Fischetti is representing Trump as prosecutors in Manhattan weigh the possibility of charging him with fraud. At issue is whether he inflated the value of his assets to defraud lenders, according to people familiar with the investigation. The office of the Manhattan district attorney, Cyrus Vance, has questioned one of Trump’s accountants before a grand jury in recent weeks.
In a parallel civil fraud investigation, the New York state attorney general, Letitia James, whose office is also involved in the criminal inquiry, is seeking to question Trump under oath. The former president has accused both investigations of being politically motivated, and many Republican leaders have echoed his arguments.
“Letitia James wants to politically weaponize her position as Attorney General instead of exemplifying impartiality and protecting the interests of all New Yorkers,” Trump said in a statement Wednesday.
A spokesperson for Trump did not immediately respond to a request for comment. Fischetti declined to comment. The RNC will disclose its November spending, including any lawyer fees for Trump, by Dec. 20.
Stephen Gillers, a law professor at New York University and an expert on legal ethics, said that the payments did not necessarily raise any ethical problem from a legal perspective, as long as the party neither influenced Trump’s lawyers in any way nor gained access to confidential information that might arise in the course of the investigations.
But the payments showed Trump’s enduring hold on the party he led for four years in the White House.
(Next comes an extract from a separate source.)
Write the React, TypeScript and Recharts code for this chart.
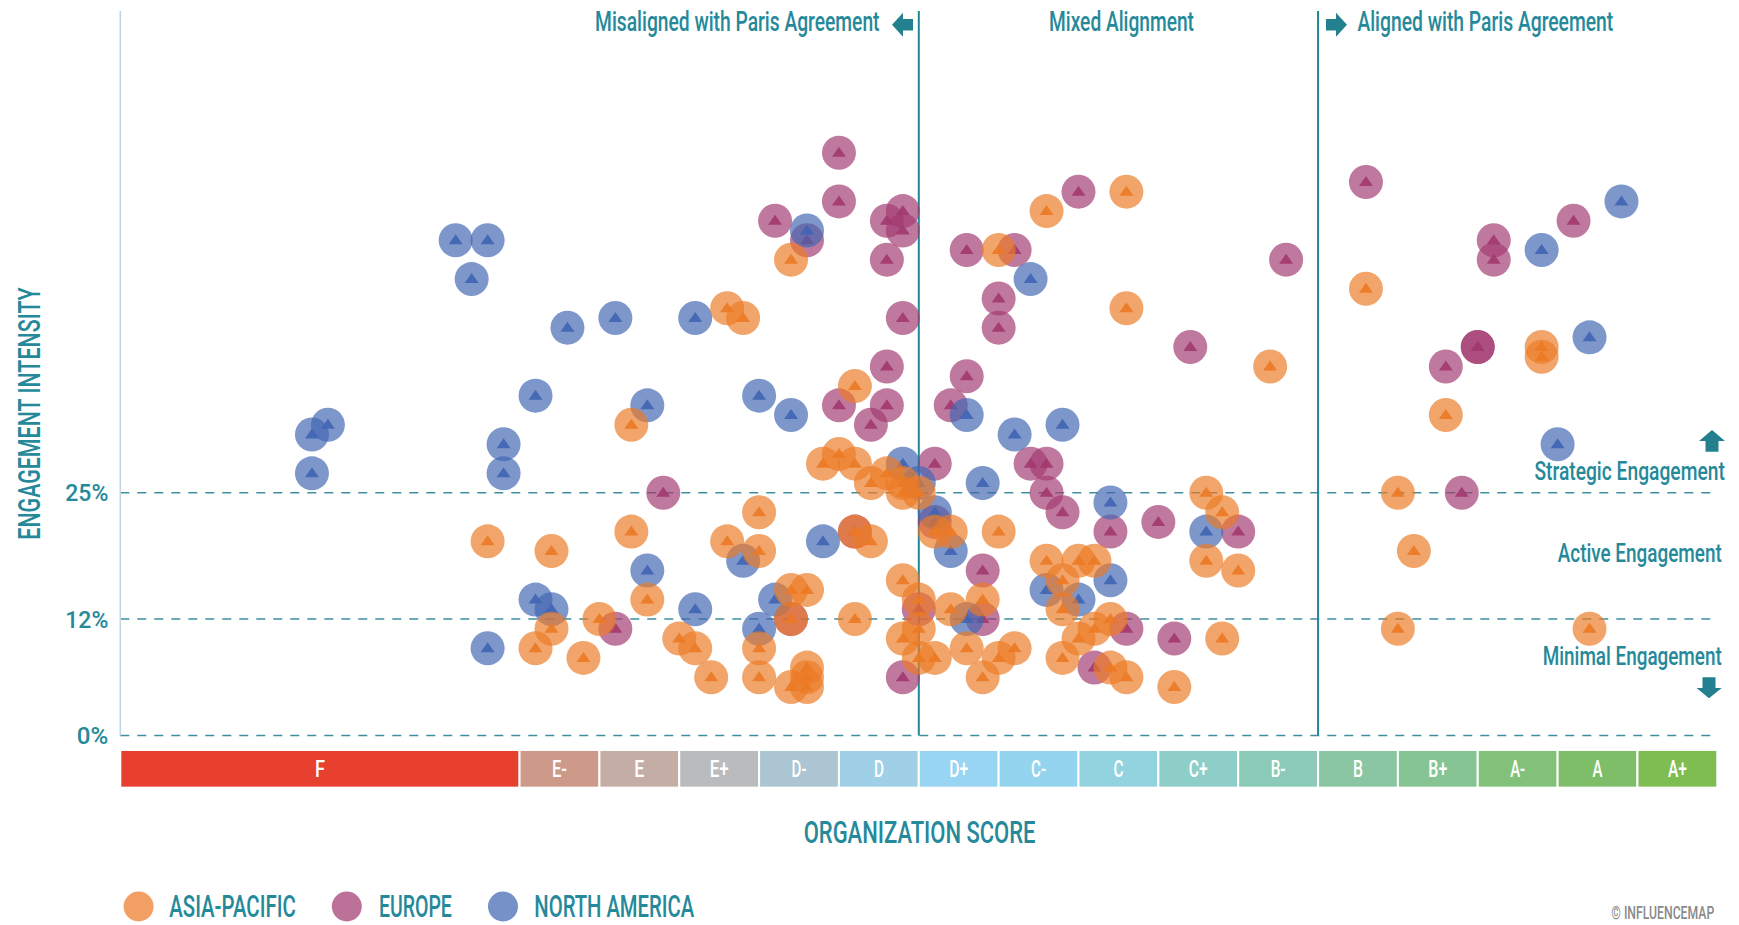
import React from 'react';
import { ScatterChart, Scatter, XAxis, YAxis, ReferenceLine, ReferenceArea } from 'recharts';

const TEAL = '#26899A';
const FONT_NAME = 'Roboto';
const FONT = 'Roboto, "Liberation Sans", sans-serif';

// Organization score grade bands (score 0-100)
const grades = ['F', 'E-', 'E', 'E+', 'D-', 'D', 'D+', 'C-', 'C', 'C+', 'B-', 'B', 'B+', 'A-', 'A', 'A+'];
const gradeStart = [0, 25, 30, 35, 40, 45, 50, 55, 60, 65, 70, 75, 80, 85, 90, 95];
const gradeEnd = [25, 30, 35, 40, 45, 50, 55, 60, 65, 70, 75, 80, 85, 90, 95, 100];
const gradeColors = [
  '#E8402F', '#CD9A8A', '#C4ADA5', '#BABBBD', '#ABC5D2', '#A0D0E8', '#98D5F2', '#95D4EE',
  '#93D3E0', '#8ECEC8', '#8CCAB8', '#8AC6A1', '#87C493', '#82C17A', '#7FBE68', '#7EBD52',
];

const yTicks = [0, 12, 25];
const alignmentBreaks = [50, 75];

// [organization score, engagement intensity %]
const asiaPacific: [number, number][] = [
  [42, 49], [38, 44], [39, 43], [32, 32], [46, 36], [44, 28], [45, 29], [46, 28], [47, 26], [48, 27],
  [49, 26], [49, 25], [50, 25], [55, 50], [58, 54], [63, 56], [63, 44], [68, 25], [69, 23], [68, 18],
  [70, 17], [69, 10], [66, 5], [72, 38], [78, 46], [89, 40], [89, 39], [83, 33], [80, 25], [81, 19],
  [80, 11], [92, 11], [23, 20], [27, 19], [27, 11], [26, 9], [29, 8], [30, 12], [32, 21], [33, 14],
  [38, 20], [40, 23], [40, 19], [35, 10], [36, 9], [37, 6], [40, 9], [40, 6], [42, 15], [43, 15],
  [42, 12], [46, 12], [47, 20], [49, 16], [50, 14], [50, 11], [49, 10], [50, 8], [51, 8], [51, 21],
  [52, 21], [52, 13], [54, 14], [53, 9], [54, 6], [55, 8], [56, 9], [55, 21], [58, 18], [60, 18],
  [61, 18], [59, 16], [59, 13], [62, 12], [61, 11], [60, 10], [59, 8], [62, 7], [63, 6], [43, 7],
  [43, 6], [42, 5], [43, 5], [46, 21],
];

const europe: [number, number][] = [
  [45, 60], [45, 55], [41, 53], [43, 51], [48, 53], [49, 54], [49, 52], [48, 49], [49, 43], [48, 38],
  [45, 34], [48, 34], [47, 32], [34, 25], [51, 28], [53, 50], [56, 50], [55, 45], [55, 42], [60, 56],
  [67, 40], [53, 37], [52, 34], [57, 28], [58, 28], [58, 25], [59, 23], [62, 21], [65, 22], [70, 21],
  [51, 22], [46, 21], [42, 12], [54, 17], [50, 13], [49, 6], [54, 12], [63, 11], [66, 10], [61, 7],
  [31, 11], [78, 57], [91, 53], [86, 51], [86, 49], [73, 49], [85, 40], [85, 40], [83, 38], [84, 25],
];

const northAmerica: [number, number][] = [
  [21, 51], [23, 51], [22, 47], [28, 42], [26, 35], [13, 32], [12, 31], [12, 27], [24, 30], [24, 27],
  [31, 43], [36, 43], [43, 52], [33, 34], [40, 35], [42, 33], [49, 28], [50, 26], [57, 47], [53, 33],
  [56, 31], [59, 32], [54, 26], [62, 24], [51, 23], [52, 19], [44, 20], [68, 21], [94, 55], [89, 50],
  [92, 41], [90, 30], [26, 14], [27, 13], [23, 9], [33, 17], [39, 18], [36, 13], [41, 14], [40, 11],
  [53, 12], [58, 15], [60, 14], [62, 16],
];

const regionNames = ['ASIA-PACIFIC', 'EUROPE', 'NORTH AMERICA'];
const regionColors = ['#EC7A25', '#A23A70', '#4165B3'];

const toRows = (pts: [number, number][]) => pts.map(([x, y]) => ({ x, y }));

let measureCtx: CanvasRenderingContext2D | null = null;
const measure = (text: string, size: number, weight: number) => {
  if (!measureCtx) measureCtx = document.createElement('canvas').getContext('2d');
  if (!measureCtx) return text.length * size * 0.5;
  measureCtx.font = `${weight} ${size}px ${FONT_NAME}`;
  return measureCtx.measureText(text).width || text.length * size * 0.5;
};

// condensed text: natural font horizontally scaled to a target width
const CText = (p: any) => {
  const { x, y, w, size, weight = 500, anchor = 'start', fill = TEAL, rotate = 0, children } = p;
  const s = w / measure(String(children), size, weight);
  return (
    <text transform={`translate(${x},${y}) rotate(${rotate}) scale(${s},1)`} x={0} y={0}
      textAnchor={anchor} fill={fill} fontFamily={FONT} fontSize={size} fontWeight={weight}>
      {children}
    </text>
  );
};

const makeShape = (color: string) => (props: any) => {
  const { cx, cy } = props;
  if (cx == null || cy == null) return <g />;
  return (
    <g>
      <circle cx={cx} cy={cy} r={17} fill={color} fillOpacity={0.68} />
      <path d={`M${cx},${cy - 6} L${cx + 7},${cy + 4} L${cx - 7},${cy + 4} Z`} fill={color} fillOpacity={0.92} />
    </g>
  );
};

const charW = (s: string) =>
  s.split('').reduce((a, c) => a + (c === '+' ? 9 : c === '-' ? 5 : c === '%' ? 20 : /[0-9]/.test(c) ? 11.5 : 10), 0);

const YTick = (props: any) => {
  const { x, y, payload } = props;
  const label = `${payload.value}%`;
  return <CText x={x - 12} y={y + 8.5} w={charW(label)} size={24} anchor="end">{label}</CText>;
};

const bandShape = (label: string, color: string) => (props: any) => {
  const { x, y, width, height } = props;
  return (
    <g>
      <rect x={x} y={y} width={width} height={height} fill={color} stroke="#ffffff" strokeWidth={2} />
      <CText x={x + width / 2} y={y + height / 2 + 8.5} w={charW(label)} size={24} anchor="middle" fill="#ffffff">
        {label}
      </CText>
    </g>
  );
};

export default function App() {
  const series = [asiaPacific, europe, northAmerica];
  const order = [1, 2, 0];
  return (
    <div style={{ position: 'absolute', left: 0, top: 0, width: 1739, height: 925, background: '#fff' }}>
      <ScatterChart width={1739} height={925} margin={{ top: 11, right: 21.7, bottom: 189.4, left: 0 }}>
        <XAxis type="number" dataKey="x" domain={[0, 100]} hide />
        <YAxis type="number" dataKey="y" domain={[0, 74.6]} ticks={yTicks} width={120.3}
          axisLine={{ stroke: '#BED5E2', strokeWidth: 1.5 }} tickLine={false} tickSize={0} tickMargin={0}
          tick={<YTick />} interval={0} />
        {grades.map((g, i) => (
          <ReferenceArea key={g} x1={gradeStart[i]} x2={gradeEnd[i]} y1={-1.48} y2={-5.36}
            ifOverflow="visible" shape={bandShape(g, gradeColors[i])} />
        ))}
        {yTicks.map((t) => (
          <ReferenceLine key={t} y={t} stroke="#3E8FA0" strokeWidth={1.5} strokeDasharray="9 8" />
        ))}
        {alignmentBreaks.map((b) => (
          <ReferenceLine key={b} x={b} stroke="#1F8798" strokeWidth={2} />
        ))}
        {order.map((i) => (
          <Scatter key={regionNames[i]} name={regionNames[i]} data={toRows(series[i])}
            isAnimationActive={false} shape={makeShape(regionColors[i])} />
        ))}
      </ScatterChart>
      <svg width={1739} height={925} style={{ position: 'absolute', left: 0, top: 0, pointerEvents: 'none' }}>
        <CText x={879.5} y={30.7} size={27} w={284.5} anchor="end">Misaligned with Paris Agreement</CText>
        <path d="M892,24.7 L903,12.7 L903,19 L913,19 L913,30.4 L903,30.4 L903,36.7 Z" fill="#23808F" />
        <CText x={1121.5} y={30.7} size={27} w={145} anchor="middle">Mixed Alignment</CText>
        <path d="M1326,19 L1336,19 L1336,12.7 L1347,24.7 L1336,36.7 L1336,30.4 L1326,30.4 Z" fill="#23808F" />
        <CText x={1357.4} y={30.7} size={27} w={256}>Aligned with Paris Agreement</CText>

        <path d="M1712,430 L1725,441 L1718.5,441 L1718.5,451.7 L1705.5,451.7 L1705.5,441 L1699,441 Z" fill="#23808F" />
        <CText x={1724.8} y={480} size={25} w={190.5} anchor="end">Strategic Engagement</CText>
        <CText x={1721.7} y={561.7} size={25} w={164} anchor="end">Active Engagement</CText>
        <CText x={1721.7} y={665} size={25} w={179} anchor="end">Minimal Engagement</CText>
        <path d="M1702.5,677.3 L1715.5,677.3 L1715.5,688 L1721.7,688 L1709,698.3 L1696.6,688 L1702.5,688 Z" fill="#23808F" />

        <CText x={40} y={413.5} size={31} w={253} anchor="middle" rotate={-90}>ENGAGEMENT INTENSITY</CText>
        <CText x={919.6} y={843.3} size={31} w={232} anchor="middle">ORGANIZATION SCORE</CText>

        <circle cx={138.6} cy={906.5} r={15} fill={regionColors[0]} fillOpacity={0.72} />
        <CText x={169.3} y={916.5} size={30.5} w={126.5}>{regionNames[0]}</CText>
        <circle cx={346.8} cy={906.5} r={15} fill={regionColors[1]} fillOpacity={0.72} />
        <CText x={378.9} y={916.5} size={30.5} w={73}>{regionNames[1]}</CText>
        <circle cx={503} cy={906.5} r={15} fill={regionColors[2]} fillOpacity={0.72} />
        <CText x={534.3} y={916.5} size={30.5} w={160}>{regionNames[2]}</CText>

        <CText x={1714.2} y={919} size={18} w={103} anchor="end" fill="#8A8A8A">© INFLUENCEMAP</CText>
      </svg>
    </div>
  );
}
The party continues to lean heavily on his name and popularity in its online fundraising appeals. He is a lure for major donors as well, and headlined the National Republican Congressional Committee’s fall fundraiser last month in Florida.
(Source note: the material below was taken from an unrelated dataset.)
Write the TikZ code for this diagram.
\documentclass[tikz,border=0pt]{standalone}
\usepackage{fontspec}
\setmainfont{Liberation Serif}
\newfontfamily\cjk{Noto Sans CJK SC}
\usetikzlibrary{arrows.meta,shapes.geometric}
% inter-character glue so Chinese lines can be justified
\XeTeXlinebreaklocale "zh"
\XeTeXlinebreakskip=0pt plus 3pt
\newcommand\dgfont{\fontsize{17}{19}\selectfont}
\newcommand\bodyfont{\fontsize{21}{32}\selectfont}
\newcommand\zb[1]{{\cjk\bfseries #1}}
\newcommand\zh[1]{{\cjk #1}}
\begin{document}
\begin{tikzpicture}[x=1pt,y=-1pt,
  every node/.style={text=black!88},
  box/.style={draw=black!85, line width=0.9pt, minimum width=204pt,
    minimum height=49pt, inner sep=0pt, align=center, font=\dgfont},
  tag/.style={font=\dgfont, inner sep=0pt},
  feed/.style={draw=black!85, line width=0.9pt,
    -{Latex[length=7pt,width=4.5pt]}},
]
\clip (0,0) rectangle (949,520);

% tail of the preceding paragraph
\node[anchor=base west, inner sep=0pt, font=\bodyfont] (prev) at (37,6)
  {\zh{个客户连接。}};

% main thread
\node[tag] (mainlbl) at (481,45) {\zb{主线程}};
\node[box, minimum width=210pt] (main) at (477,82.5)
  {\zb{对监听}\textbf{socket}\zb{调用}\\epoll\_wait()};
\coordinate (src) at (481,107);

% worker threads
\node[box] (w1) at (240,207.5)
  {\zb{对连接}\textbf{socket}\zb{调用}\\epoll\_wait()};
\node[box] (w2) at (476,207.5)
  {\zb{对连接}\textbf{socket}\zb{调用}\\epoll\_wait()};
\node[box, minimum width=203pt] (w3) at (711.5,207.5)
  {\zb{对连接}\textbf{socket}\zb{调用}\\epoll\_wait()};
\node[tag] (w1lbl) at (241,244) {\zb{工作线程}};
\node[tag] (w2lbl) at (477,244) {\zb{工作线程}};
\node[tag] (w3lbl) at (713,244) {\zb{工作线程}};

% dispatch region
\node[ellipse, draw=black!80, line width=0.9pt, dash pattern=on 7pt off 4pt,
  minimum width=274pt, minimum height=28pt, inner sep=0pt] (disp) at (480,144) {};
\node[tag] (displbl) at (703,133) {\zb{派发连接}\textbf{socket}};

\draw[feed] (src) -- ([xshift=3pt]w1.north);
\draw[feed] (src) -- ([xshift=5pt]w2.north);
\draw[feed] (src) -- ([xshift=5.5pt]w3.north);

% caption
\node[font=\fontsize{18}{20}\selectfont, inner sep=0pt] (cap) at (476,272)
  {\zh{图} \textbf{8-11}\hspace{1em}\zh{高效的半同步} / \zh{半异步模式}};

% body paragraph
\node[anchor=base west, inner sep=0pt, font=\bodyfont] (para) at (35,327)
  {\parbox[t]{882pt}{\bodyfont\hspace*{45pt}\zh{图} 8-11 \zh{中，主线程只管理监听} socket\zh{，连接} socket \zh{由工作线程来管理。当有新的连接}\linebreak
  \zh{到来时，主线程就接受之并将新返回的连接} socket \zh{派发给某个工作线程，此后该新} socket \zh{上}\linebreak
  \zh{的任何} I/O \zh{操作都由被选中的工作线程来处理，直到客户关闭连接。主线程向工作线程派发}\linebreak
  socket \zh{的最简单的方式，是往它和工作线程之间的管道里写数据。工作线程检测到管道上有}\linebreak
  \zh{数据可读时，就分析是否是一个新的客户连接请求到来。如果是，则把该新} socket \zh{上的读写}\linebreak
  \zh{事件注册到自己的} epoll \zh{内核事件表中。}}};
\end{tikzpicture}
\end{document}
Daron Shaw, a political scientist at the University of Texas at Austin and a former strategist for George W. Bush’s 2000 and 2004 presidential campaigns, said the payments pointed to Trump’s “total command of the party apparatus.”
“Organizationally, the Republican Party is still a wholly owned subsidiary of Donald Trump for president,” Shaw said. “Until the next heir to the throne is apparent, he’s still the king.”
Adonna Biel, a spokesperson for the Democratic National Committee, said that “if we were the RNC’s donors, we would certainly be asking questions.”
In the past, several of Trump’s lawyers have clashed with him over their legal fees. In 2019, his former personal lawyer Michael Cohen sued the Trump Organization, Trump’s family business, saying that the company had not fulfilled an agreement to cover its legal costs. In May, The New York Times reported that another lawyer, Rudy Giuliani, had been pressing aides to the former president to pay him for his attempts to overturn the results of the 2020 election.